- Written task
Can you set down, exactly as they appear below, the lines from the opening of the material through the one bearing "const yMinorValues = [5, 15, 25, 35, 45, 55, 65];", minus the pictures?

- Collected material
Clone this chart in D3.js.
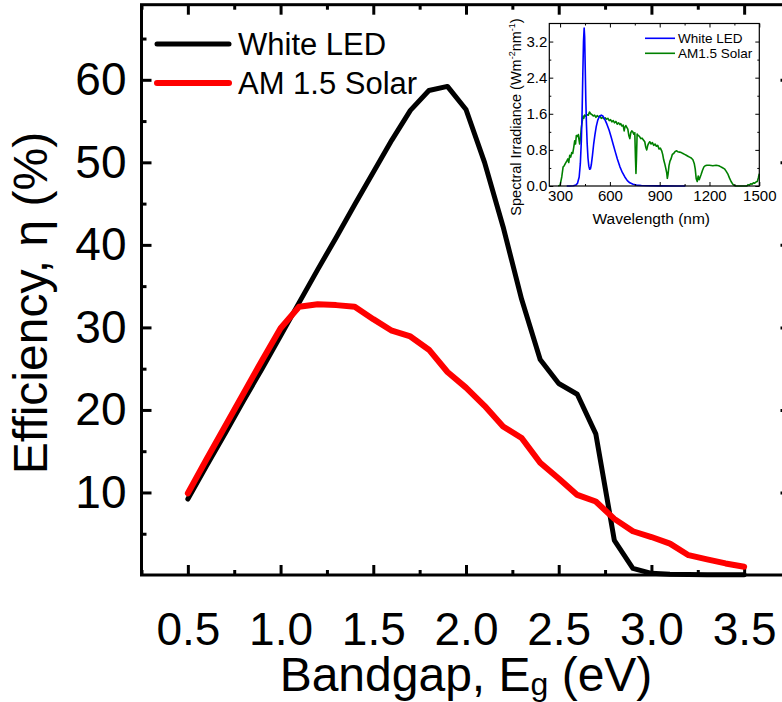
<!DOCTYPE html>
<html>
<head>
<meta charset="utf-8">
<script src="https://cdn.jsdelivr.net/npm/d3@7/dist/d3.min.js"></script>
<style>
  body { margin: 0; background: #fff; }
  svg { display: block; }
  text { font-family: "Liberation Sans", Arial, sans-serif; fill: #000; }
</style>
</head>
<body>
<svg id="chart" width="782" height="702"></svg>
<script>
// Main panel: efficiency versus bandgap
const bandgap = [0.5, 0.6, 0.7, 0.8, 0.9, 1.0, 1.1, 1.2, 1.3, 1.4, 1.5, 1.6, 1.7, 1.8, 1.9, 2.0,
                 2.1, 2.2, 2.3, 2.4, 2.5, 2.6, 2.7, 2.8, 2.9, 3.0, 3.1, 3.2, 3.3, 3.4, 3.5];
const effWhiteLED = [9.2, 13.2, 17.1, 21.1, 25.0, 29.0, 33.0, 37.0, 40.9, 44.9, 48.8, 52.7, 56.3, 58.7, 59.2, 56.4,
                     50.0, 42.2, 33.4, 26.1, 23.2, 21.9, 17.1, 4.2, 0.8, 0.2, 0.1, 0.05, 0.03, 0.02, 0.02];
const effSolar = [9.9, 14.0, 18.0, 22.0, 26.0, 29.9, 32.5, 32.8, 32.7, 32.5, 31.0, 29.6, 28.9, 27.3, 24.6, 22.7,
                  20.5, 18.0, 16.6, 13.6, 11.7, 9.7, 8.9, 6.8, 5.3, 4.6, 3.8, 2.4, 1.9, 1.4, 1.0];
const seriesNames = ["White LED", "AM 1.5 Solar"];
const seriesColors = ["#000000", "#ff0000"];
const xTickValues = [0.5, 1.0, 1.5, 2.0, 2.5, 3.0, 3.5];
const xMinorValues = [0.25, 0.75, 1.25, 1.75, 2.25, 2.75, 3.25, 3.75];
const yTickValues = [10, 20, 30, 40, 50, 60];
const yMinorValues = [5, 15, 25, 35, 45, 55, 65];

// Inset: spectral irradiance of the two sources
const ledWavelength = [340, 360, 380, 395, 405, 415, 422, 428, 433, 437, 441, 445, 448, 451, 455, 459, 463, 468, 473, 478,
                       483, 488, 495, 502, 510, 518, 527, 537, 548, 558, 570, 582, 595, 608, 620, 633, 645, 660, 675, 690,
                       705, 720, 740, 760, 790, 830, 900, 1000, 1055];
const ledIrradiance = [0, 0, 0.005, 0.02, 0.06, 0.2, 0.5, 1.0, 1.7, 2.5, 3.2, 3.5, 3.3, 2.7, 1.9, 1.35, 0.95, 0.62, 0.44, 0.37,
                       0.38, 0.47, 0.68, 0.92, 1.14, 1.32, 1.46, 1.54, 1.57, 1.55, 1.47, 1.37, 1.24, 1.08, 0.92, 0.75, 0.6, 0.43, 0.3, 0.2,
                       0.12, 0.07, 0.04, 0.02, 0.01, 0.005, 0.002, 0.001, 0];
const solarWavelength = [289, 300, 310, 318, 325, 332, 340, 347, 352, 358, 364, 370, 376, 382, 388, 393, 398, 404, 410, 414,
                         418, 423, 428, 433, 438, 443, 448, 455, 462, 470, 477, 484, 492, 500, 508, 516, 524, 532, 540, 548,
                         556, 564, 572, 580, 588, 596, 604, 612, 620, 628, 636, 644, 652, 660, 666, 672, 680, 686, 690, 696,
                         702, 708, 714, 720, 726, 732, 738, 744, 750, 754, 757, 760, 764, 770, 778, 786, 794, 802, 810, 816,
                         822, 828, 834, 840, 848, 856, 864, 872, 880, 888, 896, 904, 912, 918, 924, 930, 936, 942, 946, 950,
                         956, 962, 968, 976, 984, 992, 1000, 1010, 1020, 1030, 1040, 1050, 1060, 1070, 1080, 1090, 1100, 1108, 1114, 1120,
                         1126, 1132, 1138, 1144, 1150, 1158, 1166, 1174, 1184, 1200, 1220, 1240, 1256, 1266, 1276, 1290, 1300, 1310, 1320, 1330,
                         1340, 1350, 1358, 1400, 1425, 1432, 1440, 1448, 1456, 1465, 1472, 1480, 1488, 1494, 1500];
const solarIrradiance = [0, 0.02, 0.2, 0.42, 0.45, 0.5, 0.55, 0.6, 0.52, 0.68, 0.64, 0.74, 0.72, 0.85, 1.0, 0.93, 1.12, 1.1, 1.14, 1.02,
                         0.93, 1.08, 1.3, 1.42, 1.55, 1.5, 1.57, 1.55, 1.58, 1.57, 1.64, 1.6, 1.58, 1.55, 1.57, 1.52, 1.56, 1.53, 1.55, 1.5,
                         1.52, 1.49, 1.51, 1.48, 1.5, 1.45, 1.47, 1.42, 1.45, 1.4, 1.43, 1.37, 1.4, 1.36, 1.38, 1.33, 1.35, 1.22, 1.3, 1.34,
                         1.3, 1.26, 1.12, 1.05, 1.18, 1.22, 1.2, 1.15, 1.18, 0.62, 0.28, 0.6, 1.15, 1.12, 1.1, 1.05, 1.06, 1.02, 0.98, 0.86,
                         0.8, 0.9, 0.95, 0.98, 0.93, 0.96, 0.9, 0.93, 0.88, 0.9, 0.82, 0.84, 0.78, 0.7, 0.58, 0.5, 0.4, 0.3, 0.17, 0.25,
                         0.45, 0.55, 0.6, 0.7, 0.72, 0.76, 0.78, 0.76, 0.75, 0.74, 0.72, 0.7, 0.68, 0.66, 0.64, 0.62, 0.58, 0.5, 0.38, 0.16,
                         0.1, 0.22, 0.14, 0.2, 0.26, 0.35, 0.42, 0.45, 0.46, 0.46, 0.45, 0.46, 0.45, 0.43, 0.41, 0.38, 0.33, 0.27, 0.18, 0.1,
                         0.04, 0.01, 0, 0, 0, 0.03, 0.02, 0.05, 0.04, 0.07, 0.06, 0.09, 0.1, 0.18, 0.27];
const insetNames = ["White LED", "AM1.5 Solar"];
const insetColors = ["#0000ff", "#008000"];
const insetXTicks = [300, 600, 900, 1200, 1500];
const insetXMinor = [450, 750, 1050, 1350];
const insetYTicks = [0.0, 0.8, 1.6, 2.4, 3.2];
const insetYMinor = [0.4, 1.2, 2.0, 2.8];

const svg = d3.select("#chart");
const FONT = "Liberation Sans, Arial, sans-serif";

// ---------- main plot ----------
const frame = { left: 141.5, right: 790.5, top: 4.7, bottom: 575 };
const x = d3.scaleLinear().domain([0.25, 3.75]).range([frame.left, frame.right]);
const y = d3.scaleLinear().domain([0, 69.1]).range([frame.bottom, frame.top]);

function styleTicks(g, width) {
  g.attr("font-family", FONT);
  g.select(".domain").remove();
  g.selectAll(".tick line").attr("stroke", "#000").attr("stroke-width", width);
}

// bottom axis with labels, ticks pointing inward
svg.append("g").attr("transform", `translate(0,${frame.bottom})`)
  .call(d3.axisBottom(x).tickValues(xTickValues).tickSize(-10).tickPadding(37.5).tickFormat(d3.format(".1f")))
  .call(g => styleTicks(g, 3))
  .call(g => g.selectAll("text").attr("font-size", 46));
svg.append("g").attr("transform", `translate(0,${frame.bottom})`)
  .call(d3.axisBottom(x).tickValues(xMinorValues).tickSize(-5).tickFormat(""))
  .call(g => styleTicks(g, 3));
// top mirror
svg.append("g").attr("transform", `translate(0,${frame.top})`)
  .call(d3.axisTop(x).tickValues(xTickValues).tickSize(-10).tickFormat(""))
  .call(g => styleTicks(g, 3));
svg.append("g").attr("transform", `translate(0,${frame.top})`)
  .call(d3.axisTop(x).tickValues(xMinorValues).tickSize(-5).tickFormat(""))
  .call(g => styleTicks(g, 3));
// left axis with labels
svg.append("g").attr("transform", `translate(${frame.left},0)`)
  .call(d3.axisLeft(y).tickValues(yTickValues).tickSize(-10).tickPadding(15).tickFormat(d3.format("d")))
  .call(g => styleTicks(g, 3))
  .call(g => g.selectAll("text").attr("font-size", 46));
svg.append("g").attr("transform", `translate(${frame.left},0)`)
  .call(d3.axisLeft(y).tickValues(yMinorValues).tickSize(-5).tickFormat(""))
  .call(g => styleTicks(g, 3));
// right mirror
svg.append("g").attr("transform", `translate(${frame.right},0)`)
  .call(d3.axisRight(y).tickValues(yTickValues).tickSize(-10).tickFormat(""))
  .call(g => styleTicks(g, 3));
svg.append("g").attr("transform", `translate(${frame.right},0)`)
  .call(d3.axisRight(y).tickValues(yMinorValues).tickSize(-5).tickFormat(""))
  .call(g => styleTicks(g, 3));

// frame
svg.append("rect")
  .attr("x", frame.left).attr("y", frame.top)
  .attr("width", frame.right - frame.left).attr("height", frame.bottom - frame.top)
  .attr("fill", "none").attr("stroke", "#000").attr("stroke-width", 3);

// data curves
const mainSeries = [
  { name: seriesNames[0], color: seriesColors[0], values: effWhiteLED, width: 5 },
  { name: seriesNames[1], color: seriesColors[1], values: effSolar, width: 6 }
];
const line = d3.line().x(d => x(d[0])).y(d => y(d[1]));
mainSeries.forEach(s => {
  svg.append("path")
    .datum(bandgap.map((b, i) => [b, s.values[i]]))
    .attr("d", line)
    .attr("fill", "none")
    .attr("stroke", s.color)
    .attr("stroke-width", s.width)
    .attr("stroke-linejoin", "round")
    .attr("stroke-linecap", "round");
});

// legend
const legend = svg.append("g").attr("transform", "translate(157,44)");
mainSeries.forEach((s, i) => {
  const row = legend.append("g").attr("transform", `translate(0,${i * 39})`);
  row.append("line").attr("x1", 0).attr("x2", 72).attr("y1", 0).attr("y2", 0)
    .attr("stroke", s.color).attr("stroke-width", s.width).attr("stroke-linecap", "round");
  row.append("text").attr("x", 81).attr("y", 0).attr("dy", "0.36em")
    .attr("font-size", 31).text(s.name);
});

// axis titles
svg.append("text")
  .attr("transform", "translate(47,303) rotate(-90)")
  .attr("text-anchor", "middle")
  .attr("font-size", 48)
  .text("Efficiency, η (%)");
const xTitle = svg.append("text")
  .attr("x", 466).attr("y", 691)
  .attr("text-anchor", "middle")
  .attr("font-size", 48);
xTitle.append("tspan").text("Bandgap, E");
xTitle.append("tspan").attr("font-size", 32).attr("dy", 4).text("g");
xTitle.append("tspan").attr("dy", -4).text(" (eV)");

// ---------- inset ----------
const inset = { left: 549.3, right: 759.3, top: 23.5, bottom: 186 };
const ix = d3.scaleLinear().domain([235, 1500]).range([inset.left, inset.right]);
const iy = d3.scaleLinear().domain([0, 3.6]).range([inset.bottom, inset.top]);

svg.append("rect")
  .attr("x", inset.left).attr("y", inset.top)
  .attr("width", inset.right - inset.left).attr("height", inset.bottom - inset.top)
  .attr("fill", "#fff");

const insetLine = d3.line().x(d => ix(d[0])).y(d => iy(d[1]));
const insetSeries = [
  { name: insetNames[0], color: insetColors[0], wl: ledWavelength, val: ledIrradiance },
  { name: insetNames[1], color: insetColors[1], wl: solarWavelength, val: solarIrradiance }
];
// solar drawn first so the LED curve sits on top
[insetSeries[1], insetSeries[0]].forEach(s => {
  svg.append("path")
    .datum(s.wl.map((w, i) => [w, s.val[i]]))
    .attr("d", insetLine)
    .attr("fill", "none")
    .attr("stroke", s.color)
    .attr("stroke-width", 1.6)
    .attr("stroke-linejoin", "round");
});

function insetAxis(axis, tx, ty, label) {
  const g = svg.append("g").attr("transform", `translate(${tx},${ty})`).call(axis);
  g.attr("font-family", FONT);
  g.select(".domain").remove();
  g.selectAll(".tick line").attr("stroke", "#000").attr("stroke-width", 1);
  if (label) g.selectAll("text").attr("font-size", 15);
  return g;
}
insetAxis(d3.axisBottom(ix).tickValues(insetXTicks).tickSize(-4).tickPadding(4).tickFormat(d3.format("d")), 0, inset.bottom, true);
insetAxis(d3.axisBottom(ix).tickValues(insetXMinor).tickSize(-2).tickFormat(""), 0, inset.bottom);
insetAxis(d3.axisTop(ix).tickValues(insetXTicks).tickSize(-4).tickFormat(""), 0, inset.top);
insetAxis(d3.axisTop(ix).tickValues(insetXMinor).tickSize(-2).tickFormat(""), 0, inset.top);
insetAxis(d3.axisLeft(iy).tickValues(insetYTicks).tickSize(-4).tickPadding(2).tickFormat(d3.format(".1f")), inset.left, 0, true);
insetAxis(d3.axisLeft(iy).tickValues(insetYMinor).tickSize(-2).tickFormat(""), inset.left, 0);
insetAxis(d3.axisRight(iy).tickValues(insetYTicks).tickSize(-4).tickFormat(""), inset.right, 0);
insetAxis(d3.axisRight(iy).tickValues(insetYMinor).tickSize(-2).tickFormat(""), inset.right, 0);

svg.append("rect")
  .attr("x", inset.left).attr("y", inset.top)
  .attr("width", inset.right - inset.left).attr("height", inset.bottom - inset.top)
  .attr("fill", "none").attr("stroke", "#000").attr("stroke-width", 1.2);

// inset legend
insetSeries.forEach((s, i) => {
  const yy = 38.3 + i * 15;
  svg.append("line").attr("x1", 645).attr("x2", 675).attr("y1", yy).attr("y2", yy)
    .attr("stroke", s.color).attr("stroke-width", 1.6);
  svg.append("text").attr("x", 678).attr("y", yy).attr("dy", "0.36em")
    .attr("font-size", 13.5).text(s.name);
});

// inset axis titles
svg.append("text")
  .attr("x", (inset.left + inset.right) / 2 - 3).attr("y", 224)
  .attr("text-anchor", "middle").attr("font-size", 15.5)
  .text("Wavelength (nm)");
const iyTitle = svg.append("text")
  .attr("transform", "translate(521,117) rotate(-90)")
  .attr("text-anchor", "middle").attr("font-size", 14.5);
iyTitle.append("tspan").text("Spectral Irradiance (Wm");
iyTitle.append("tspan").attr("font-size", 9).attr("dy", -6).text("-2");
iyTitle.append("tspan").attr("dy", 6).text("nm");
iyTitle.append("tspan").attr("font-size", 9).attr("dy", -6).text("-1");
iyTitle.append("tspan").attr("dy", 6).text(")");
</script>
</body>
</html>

- Finished exercise
Clone this chart in D3.js.
<!DOCTYPE html>
<html>
<head>
<meta charset="utf-8">
<script src="https://cdn.jsdelivr.net/npm/d3@7/dist/d3.min.js"></script>
<style>
  body { margin: 0; background: #fff; }
  svg { display: block; }
  text { font-family: "Liberation Sans", Arial, sans-serif; fill: #000; }
</style>
</head>
<body>
<svg id="chart" width="782" height="702"></svg>
<script>
// Main panel: efficiency versus bandgap
const bandgap = [0.5, 0.6, 0.7, 0.8, 0.9, 1.0, 1.1, 1.2, 1.3, 1.4, 1.5, 1.6, 1.7, 1.8, 1.9, 2.0,
                 2.1, 2.2, 2.3, 2.4, 2.5, 2.6, 2.7, 2.8, 2.9, 3.0, 3.1, 3.2, 3.3, 3.4, 3.5];
const effWhiteLED = [9.2, 13.2, 17.1, 21.1, 25.0, 29.0, 33.0, 37.0, 40.9, 44.9, 48.8, 52.7, 56.3, 58.7, 59.2, 56.4,
                     50.0, 42.2, 33.4, 26.1, 23.2, 21.9, 17.1, 4.2, 0.8, 0.2, 0.1, 0.05, 0.03, 0.02, 0.02];
const effSolar = [9.9, 14.0, 18.0, 22.0, 26.0, 29.9, 32.5, 32.8, 32.7, 32.5, 31.0, 29.6, 28.9, 27.3, 24.6, 22.7,
                  20.5, 18.0, 16.6, 13.6, 11.7, 9.7, 8.9, 6.8, 5.3, 4.6, 3.8, 2.4, 1.9, 1.4, 1.0];
const seriesNames = ["White LED", "AM 1.5 Solar"];
const seriesColors = ["#000000", "#ff0000"];
const xTickValues = [0.5, 1.0, 1.5, 2.0, 2.5, 3.0, 3.5];
const xMinorValues = [0.25, 0.75, 1.25, 1.75, 2.25, 2.75, 3.25, 3.75];
const yTickValues = [10, 20, 30, 40, 50, 60];
const yMinorValues = [5, 15, 25, 35, 45, 55, 65];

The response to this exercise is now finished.